He calls himself "Hektor," his operation "Trojan Horse." With his carefully assembled underground team of "consultants," he has breached the walls of the Houston-based Simtec Corporation, the world's largest manufacturer of personal computers. Bypassing the best security money can buy -- codes, gates, and guards -- he has come through the back door, and is attacking Simtec's computer network. The company is under siege.
Barry Shepard, respected troubleshooter and number-three man at Simtec, has received a ransom note promising that a onetime one-million-dollar payoff will protect the company and its reputation from further damage. To Simtec, a million bucks is pocket change. It's also extortion -- the dirtiest word in the corporate dictionary -- and the company leaders vow to fight.

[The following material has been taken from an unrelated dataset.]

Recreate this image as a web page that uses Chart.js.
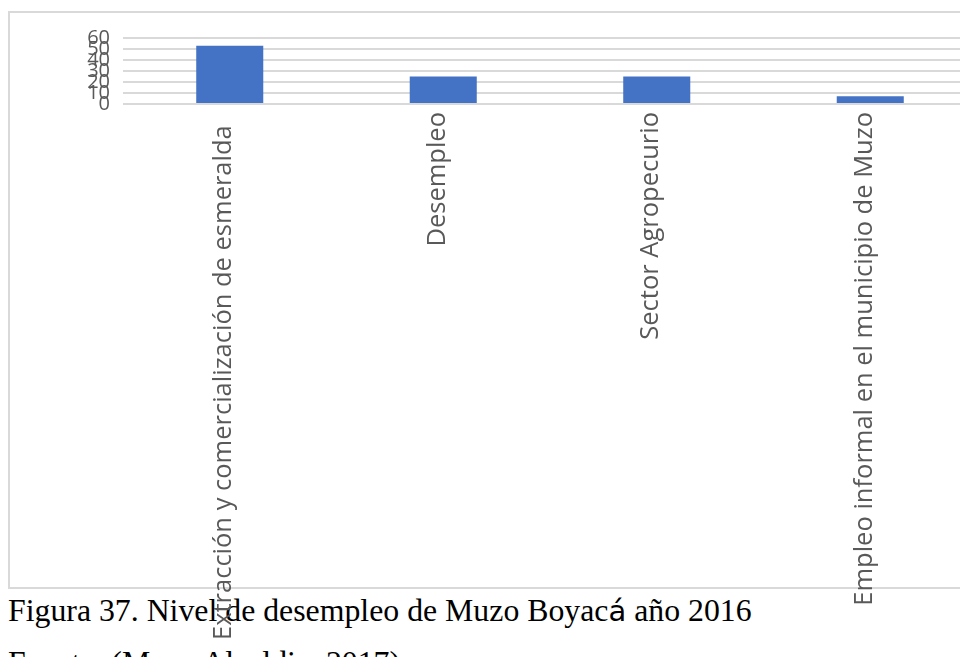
<!DOCTYPE html>
<html lang="es">
<head>
<meta charset="utf-8">
<title>Nivel de desempleo de Muzo Boyacá año 2016</title>
<script src="https://cdn.jsdelivr.net/npm/chart.js@4/dist/chart.umd.min.js"></script>
<style>
  html, body { margin: 0; padding: 0; background: #fff; width: 960px; height: 657px; overflow: hidden; }
  .frame { position: absolute; left: 8px; top: 11px; width: 1100px; height: 574px; border: 2px solid #d9d9d9; }
  .caption { position: absolute; left: 8px; top: 585px; font-family: "Liberation Serif", "Times New Roman", serif;
    font-size: 31.8px; line-height: 52px; color: #000; white-space: nowrap; }
  .caption .alt { font-family: "DejaVu Sans", sans-serif; font-size: 29px; line-height: 0; }
  .chart-wrap { position: absolute; left: 0; top: 0; width: 1000px; height: 657px; }
</style>
</head>
<body>
<div class="frame"></div>
<div class="caption">
  <div>Figura 37. Nivel de desempleo de Muzo Boyac<span class="alt">á</span> año 2016</div>
  <div>Fuente: (Muzo Alcaldia, 2017)</div>
</div>
<div class="chart-wrap"><canvas id="desempleoChart"></canvas></div>

<script>
// first category keeps the trailing blanks it has in the source sheet
const categories = [
  'Extracción y comercialización de esmeralda  ',
  'Desempleo',
  'Sector Agropecurio',
  'Empleo informal en el municipio de Muzo'
];
const values = [53, 25, 25, 7];
const yTicks = [0, 10, 20, 30, 40, 50, 60];

const PLOT_LEFT = 123;   // where the gridlines start
const PLOT_BOTTOM = 104; // y of the zero line
const CANVAS_H = 657;

new Chart(document.getElementById('desempleoChart'), {
  type: 'bar',
  data: {
    labels: categories,
    datasets: [{
      label: 'Serie 1',
      data: values,
      backgroundColor: '#4472C4',
      borderWidth: 0,
      barPercentage: 0.314,
      categoryPercentage: 1
    }]
  },
  options: {
    responsive: true,
    maintainAspectRatio: false,
    animation: false,
    layout: { padding: { top: 38, right: 23, bottom: 0, left: 0 } },
    plugins: { legend: { display: false }, tooltip: { enabled: false } },
    scales: {
      x: {
        grid: { display: false, drawTicks: false },
        border: { display: false },
        ticks: {
          autoSkip: false,
          minRotation: 90,
          maxRotation: 90,
          padding: 8,
          labelOffset: -6,
          color: '#595959',
          font: { family: '"Open Sans", sans-serif', size: 25.5 }
        },
        afterFit: scale => { scale.height = CANVAS_H - PLOT_BOTTOM; }
      },
      y: {
        min: yTicks[0],
        max: yTicks[yTicks.length - 1],
        afterBuildTicks: scale => { scale.ticks = yTicks.map(v => ({ value: v })); },
        grid: { color: '#d9d9d9', lineWidth: 2, drawTicks: false },
        border: { display: false },
        ticks: {
          autoSkip: false,
          padding: 13,
          color: '#595959',
          font: { family: '"Open Sans", sans-serif', size: 20 }
        },
        afterFit: scale => { scale.width = PLOT_LEFT; }
      }
    }
  }
});
</script>
</body>
</html>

But they're about to discover just how resourceful, how relentless, how absolutely ruthless the enemy is.
Caught in an escalating spiral of demands and destruction, Simtec's every defense and counterattack is met with an even more damaging offensive. Hektor exploits the company's vulnerabilities with devastating psychological and technological assaults.
Diane Hughes, the newly named CEO, faces a forbidding test of her leadership: She alone must make the choices that determine whether the company stands or falls. But Barry Shepard could pay the highest price of all. Hektor has made one final threat. If he carries it out, Simtec's crash will be heard all the way to Wall Street -- and the aftershocks will be felt throughout corporate America. And for Barry, his wife, and his daughter, the results could be terminal.
From its suspenseful opening to its shocking climax, this is a novel about a technological nightmare written exactly as it could happen -- by someone who's been there. A time bomb is ticking down America's spine and loaded onto its hard drive. It's called Bad Memory.